A New Planning-Based Collision-Prevention Mechanism in Long-Range IoT Networks

Abstract

Wireless communication is prone to collisions, resulting from multiple devices transmitting at the same time. It implies subsequent retransmissions, which increase energy consumption of communicating devices and reduce throughput of the network. This is especially critical in Internet of Things (IoT) networks, in which the number of connected devices grows rapidly and the available energy of IoT end devices is rather limited (e.g., energy harvesting and battery powered). The number of retransmissions must be reduced in order the networks to be sustainable. However, in long-range wireless IoT networks, the most effective collision-resolution techniques using a transmission-channel listening to detect collisions cannot be reliably used due to various problems, such as a hidden-node problem or environment interference.

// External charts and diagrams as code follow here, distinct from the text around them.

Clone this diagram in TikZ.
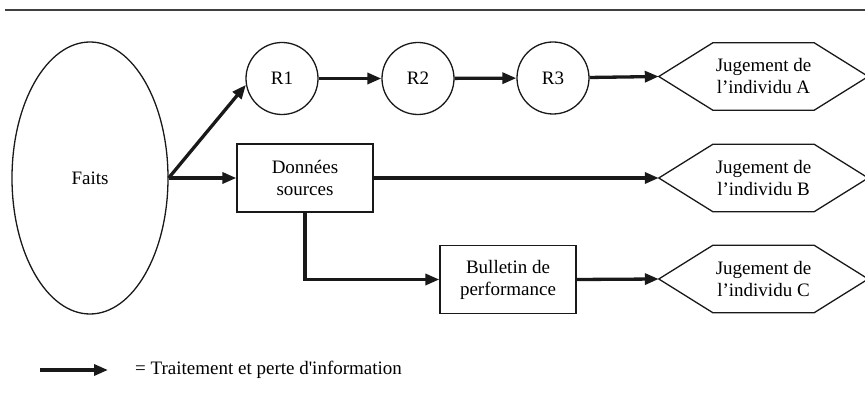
\documentclass[tikz,border=0pt]{standalone}
\usepackage{fontspec}
\setmainfont{Liberation Serif}
\usetikzlibrary{arrows.meta,shapes.geometric}
\begin{document}
\begin{tikzpicture}[x=1pt,y=-1pt,
  every node/.style={font=\fontsize{19}{22}\selectfont, align=center, inner sep=0pt},
  thinline/.style={line width=1.3pt, draw=black!90},
  circ/.style={circle, thinline, minimum size=72pt},
  boxnode/.style={rectangle, thinline, minimum width=136pt, minimum height=68pt},
  hexnode/.style={minimum width=209pt, minimum height=67pt},
  flow/.style={line width=3.3pt, -{Triangle[length=14pt,width=11pt]}, black!90}
]
\useasboundingbox (0,0) rectangle (865,403);
\draw[line width=1.4pt, black!75] (5,10) -- (865,10);

\node[ellipse, thinline, minimum width=156pt, minimum height=272pt] (F) at (90,178) {Faits};
\node[circ] (R1) at (282,78.5) {R1};
\node[circ] (R2) at (418,78.5) {R2};
\node[circ] (R3) at (553,78) {R3};
\node[boxnode] (D) at (305,178) {Données\\sources};
\node[boxnode] (B) at (508,279.5) {Bulletin de\\performance};
\node[hexnode] (hA) at (763.5,76.5) {Jugement de\\l’individu A};
\node[hexnode] (hB) at (763.5,178) {Jugement de\\l’individu B};
\node[hexnode] (hC) at (763.5,279) {Jugement de\\l’individu C};
\foreach \n in {hA,hB,hC}
  \draw[thinline] ([xshift=54pt]\n.north west) -- ([xshift=-54pt]\n.north east) -- (\n.east)
    -- ([xshift=-54pt]\n.south east) -- ([xshift=54pt]\n.south west) -- (\n.west) -- cycle;

\draw[flow] (F.east) -- (R1.190);
\draw[flow] (F.east) -- (D.west);
\draw[flow] (R1) -- (R2);
\draw[flow] (R2) -- (R3);
\draw[flow] (R3) -- (hA.west);
\draw[flow] (D.east) -- (hB.west);
\draw[flow] (D.south) |- (B.west);
\draw[flow] (B.east) -- (hC.west);

\coordinate (legA) at (40,370);
\coordinate (legB) at (108,370);
\draw[flow] (legA) -- (legB);
\node[anchor=west] (legT) at (135,370) {= Traitement et perte d\textquotesingle information};
\end{tikzpicture}
\end{document}
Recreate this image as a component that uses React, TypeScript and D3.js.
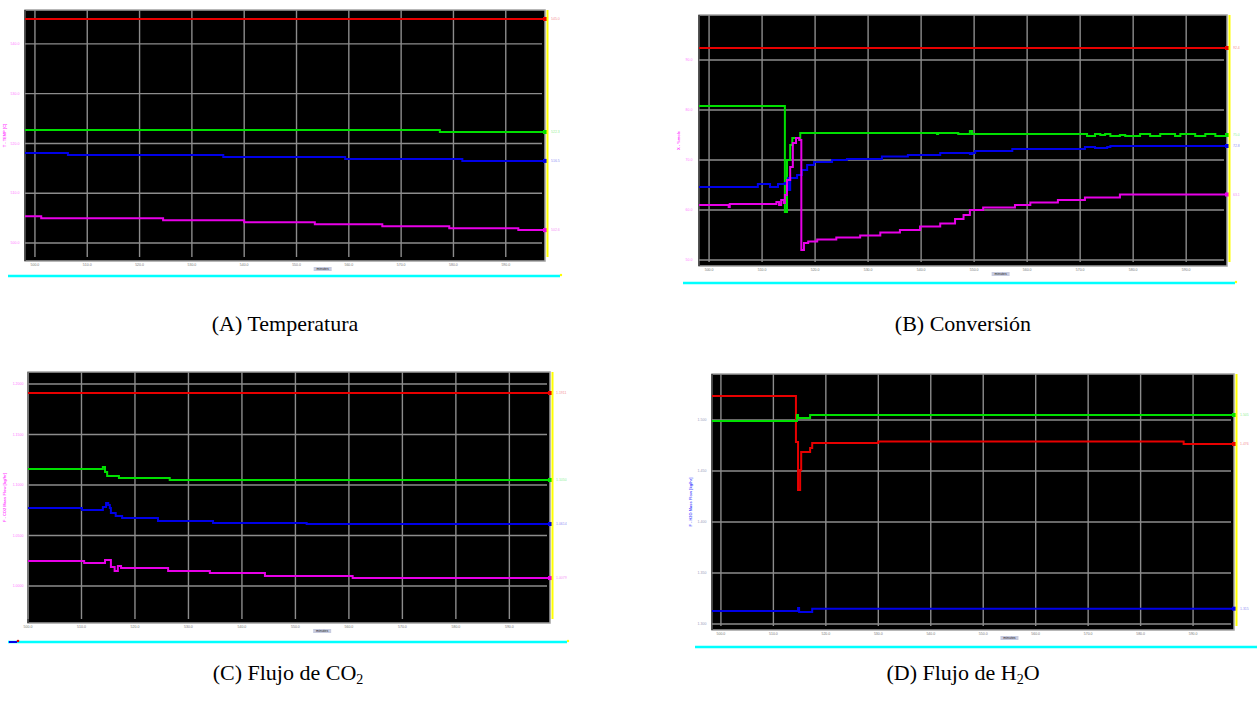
import React from 'react';
import * as d3 from 'd3';

// time in minutes, values
const xTicks = [500, 510, 520, 530, 540, 550, 560, 570, 580, 590];

const tempTicks = [500, 510, 520, 530, 540];
const tempRed = [[498.1, 545.0], [597.5, 545.0]];
const tempGreen = [[498.1, 522.7], [577.4, 522.3], [597.5, 522.3]];
const tempBlue = [[498.1, 518.1], [506.3, 517.7], [536.0, 517.3], [559.3, 516.9], [581.7, 516.5], [597.5, 516.5]];
const tempMagenta = [[498.1, 505.4], [501.2, 505.0], [524.5, 504.6], [540.0, 504.2], [553.5, 503.8], [566.4, 503.4], [579.2, 503.0], [592.4, 502.6], [597.5, 502.6]];

const convTicks = [50, 60, 70, 80, 90];
const convRed = [[498.1, 92.4], [597.7, 92.4]];
const convGreen = [[498.1, 80.8], [514.1, 80.8], [514.3, 59.6], [514.7, 70.0], [515.3, 73.0], [515.7, 74.4], [517.2, 75.4], [543.0, 75.2], [543.2, 75.4], [547.0, 75.2], [549.2, 75.8], [549.6, 75.2], [571.3, 74.8], [572.8, 75.2], [573.8, 75.0], [574.7, 75.2], [575.7, 74.8], [577.5, 75.0], [578.5, 74.8], [581.3, 75.2], [583.2, 74.8], [585.1, 75.2], [587.9, 74.8], [588.9, 75.2], [591.7, 74.8], [593.6, 75.2], [595.5, 74.8], [597.7, 75.0]];
const convBlue = [[498.1, 64.6], [509.2, 65.2], [511.5, 64.6], [513.0, 65.2], [514.3, 65.4], [514.9, 66.4], [515.1, 64.0], [515.3, 66.4], [516.6, 67.0], [517.5, 68.0], [518.5, 69.0], [519.8, 69.6], [523.2, 70.0], [526.0, 70.2], [532.6, 70.7], [537.5, 71.0], [543.6, 71.4], [549.2, 71.2], [549.6, 71.4], [550.2, 71.8], [557.2, 72.2], [570.9, 72.6], [572.8, 72.4], [575.1, 72.6], [575.7, 72.8], [597.7, 72.8]];
const convMagenta = [[498.1, 61.0], [503.7, 60.6], [503.9, 61.2], [512.7, 61.6], [513.2, 61.0], [513.6, 62.0], [514.1, 61.4], [514.3, 63.0], [514.7, 66.0], [515.3, 68.6], [515.8, 73.4], [516.4, 74.4], [517.0, 74.0], [517.4, 52.0], [517.9, 53.4], [518.7, 53.7], [520.4, 54.1], [524.0, 54.5], [528.5, 54.9], [532.3, 55.5], [536.0, 56.0], [539.8, 56.7], [543.6, 57.3], [546.4, 58.2], [548.0, 59.0], [549.2, 60.0], [551.7, 60.5], [557.7, 61.0], [560.6, 61.5], [565.8, 62.0], [570.9, 62.5], [577.5, 63.1], [597.7, 63.1]];

const co2Ticks = [1.0, 1.05, 1.1, 1.15, 1.2];
const co2Red = [[500, 1.1911], [597.6, 1.1911]];
const co2Green = [[500, 1.1158], [514.0, 1.1178], [514.4, 1.1129], [514.8, 1.1089], [517.0, 1.1069], [526.5, 1.105], [597.6, 1.105]];
const co2Blue = [[500, 1.0772], [510.1, 1.0752], [514.0, 1.0782], [514.6, 1.0822], [515.0, 1.0802], [515.3, 1.0772], [515.5, 1.0723], [516.4, 1.0693], [517.6, 1.0673], [524.3, 1.0644], [534.6, 1.0624], [552.1, 1.0614], [597.6, 1.0614]];
const co2Magenta = [[500, 1.0248], [510.5, 1.0228], [514.4, 1.0257], [515.5, 1.0188], [516.2, 1.0149], [516.8, 1.0198], [517.4, 1.0178], [526.2, 1.0149], [534.0, 1.0129], [544.3, 1.0099], [560.7, 1.0079], [597.6, 1.0079]];

const h2oTicks = [1.3, 1.35, 1.4, 1.45, 1.5];
const h2oRed = [[498.3, 1.5235], [514.3, 1.4784], [514.7, 1.4314], [515.1, 1.451], [515.3, 1.4686], [517.0, 1.4725], [517.4, 1.4775], [530.0, 1.4789], [588.2, 1.4765], [597.8, 1.4765]];
const h2oGreen = [[498.3, 1.499], [514.5, 1.5049], [514.7, 1.502], [517.0, 1.5049], [597.8, 1.5049]];
const h2oBlue = [[498.3, 1.3127], [514.7, 1.3157], [514.9, 1.3118], [517.4, 1.315], [597.8, 1.315]];

const RED = '#e80000';
const GREEN = '#00e000';
const BLUE = '#0000e8';
const MAGENTA = '#e800e8';

const panels = [
  {
    box: [25, 10, 545, 261], xDomain: [498.1, 597.5], yDomain: [496.4, 546.8], yTicks: tempTicks, fmt: '.1f',
    series: [[tempRed, RED], [tempGreen, GREEN], [tempBlue, BLUE], [tempMagenta, MAGENTA]],
    yTitle: 'T - TEMP [C]', titleColor: '#ff44ff', tickColor: '#ff77ff', titleX: 6,
    cyan: [8, 560, 276], caption: '(A) Temperatura', capX: 285, capY: 331, sub: null,
  },
  {
    box: [699, 15, 1227, 266], xDomain: [498.1, 597.7], yDomain: [48.8, 99], yTicks: convTicks, fmt: '.1f',
    series: [[convRed, RED], [convGreen, GREEN], [convBlue, BLUE], [convMagenta, MAGENTA]],
    yTitle: 'X - %mole', titleColor: '#ff44ff', tickColor: '#ff77ff', titleX: 680,
    cyan: [683, 1235, 283], caption: '(B) Conversión', capX: 963, capY: 331, sub: null,
  },
  {
    box: [28, 372, 550, 623], xDomain: [500, 597.6], yDomain: [0.9634, 1.2119], yTicks: co2Ticks, fmt: '.4f',
    series: [[co2Red, RED], [co2Green, GREEN], [co2Blue, BLUE], [co2Magenta, MAGENTA]],
    yTitle: 'F - CO2 Mass Flow [kg/hr]', titleColor: '#ff44ff', tickColor: '#ff77ff', titleX: 6,
    cyan: [8, 567, 642], caption: '(C) Flujo de CO', capX: 288, capY: 680, sub: ['2', ''],
  },
  {
    box: [712, 374, 1234, 630], xDomain: [498.3, 597.8], yDomain: [1.2941, 1.5451], yTicks: h2oTicks, fmt: '.3f',
    series: [[h2oRed, RED], [h2oGreen, GREEN], [h2oBlue, BLUE]],
    yTitle: 'F - H2O Mass Flow [kg/hr]', titleColor: '#5555ff', tickColor: '#9999bb', titleX: 692,
    cyan: [695, 1257, 647], caption: '(D) Flujo de H', capX: 963, capY: 680, sub: ['2', 'O'],
  },
];

function Panel({ p }) {
  const [left, top, right, bottom] = p.box;
  const x = d3.scaleLinear().domain(p.xDomain).range([left, right]);
  const y = d3.scaleLinear().domain(p.yDomain).range([bottom, top]);
  const line = d3.line().x(d => x(d[0])).y(d => y(d[1])).curve(d3.curveStepAfter);
  const fmt = d3.format(p.fmt);
  const midY = (top + bottom) / 2;
  const [cx1, cx2, cy] = p.cyan;
  const xMid = (x(550) + x(560)) / 2;

  return (
    <g>
      <rect x={left} y={top} width={right - left} height={bottom - top} fill="#000" stroke="#a0a0a0" strokeWidth={1.5} />
      <line x1={left} x2={left} y1={top} y2={bottom} stroke="#333" strokeWidth={1.5} />
      {xTicks.map(t => (
        <g key={'x' + t}>
          <line x1={x(t)} x2={x(t)} y1={top} y2={bottom - 4} stroke="#8c8c8c" strokeWidth={1.4} />
          <text x={x(t)} y={bottom + 5} fontSize={3.5} fill="#777" textAnchor="middle">{t.toFixed(1)}</text>
        </g>
      ))}
      {p.yTicks.map(t => (
        <g key={'y' + t}>
          <line x1={left} x2={right - 3} y1={y(t)} y2={y(t)} stroke="#8c8c8c" strokeWidth={1.4} />
          <text x={left - 10} y={y(t) + 1.2} fontSize={3.5} fill={p.tickColor} textAnchor="middle">{fmt(t)}</text>
        </g>
      ))}
      {p.series.map(([data, color], i) => {
        const last = data[data.length - 1][1];
        return (
          <g key={'s' + i}>
            <path d={line(data)} fill="none" stroke={color} strokeWidth={2} />
            <rect x={right - 2} y={y(last) - 2} width={4} height={4} fill={color} />
            <text x={right + 6} y={y(last) + 1.3} fontSize={3.5} fill={color} opacity={0.45}>{fmt(last)}</text>
          </g>
        );
      })}
      <line x1={right + 2.5} x2={right + 2.5} y1={top} y2={bottom - 4} stroke="#ffff00" strokeWidth={2} />
      <rect x={xMid - 9} y={bottom + 6} width={18} height={4} fill="#c8cce0" />
      <text x={xMid} y={bottom + 9.2} fontSize={3.5} fill="#222" textAnchor="middle">minutes</text>
      <text transform={`translate(${p.titleX},${midY}) rotate(-90)`} fontSize={4} fill={p.titleColor} textAnchor="middle" fontWeight="bold">
        {p.yTitle}
      </text>
      <line x1={cx1} x2={cx2} y1={cy} y2={cy} stroke="#00ffff" strokeWidth={2.5} />
      <circle cx={cx2 + 1} cy={cy - 1} r={1.2} fill="#ffff00" />
      <text x={p.capX} y={p.capY} fontSize={22} fontFamily="'Liberation Serif', 'Times New Roman', serif" fill="#000" textAnchor="middle">
        {p.caption}
        {p.sub && <tspan fontSize={14} dy={4}>{p.sub[0]}</tspan>}
        {p.sub && p.sub[1] && <tspan dy={-4}>{p.sub[1]}</tspan>}
      </text>
    </g>
  );
}

export default function App() {
  return (
    <svg width={1257} height={704} style={{ position: 'absolute', left: 0, top: 0, background: '#fff' }}
      fontFamily="'Liberation Sans', Arial, sans-serif">
      {panels.map((p, i) => <Panel key={i} p={p} />)}
      <line x1={9} x2={17} y1={642} y2={642} stroke="#0000e8" strokeWidth={2} />
      <circle cx={18} cy={641} r={1.3} fill="#e80000" />
    </svg>
  );
}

In this article, a new solution of this problem is proposed, which consists of a new communication-planning mechanism for low-speed long-range IoT networks with a huge number of communicating energy-constrained devices. The access points (APs) (or IoT gateways) are used to plan the periodically repeated communication into a transmission schedule, allowing only a single IoT device to communicate at a time. This approach results in reduction of collisions, which leads to the increased network throughput, smaller delays, and lower power requirements of energy-constrained devices. The experiments indicate that the proposed approach provides better communication efficiency than the LoRaWAN and Sigfox collision-resolution techniques, when more than 15, respectively 125, end devices communicate with a single AP.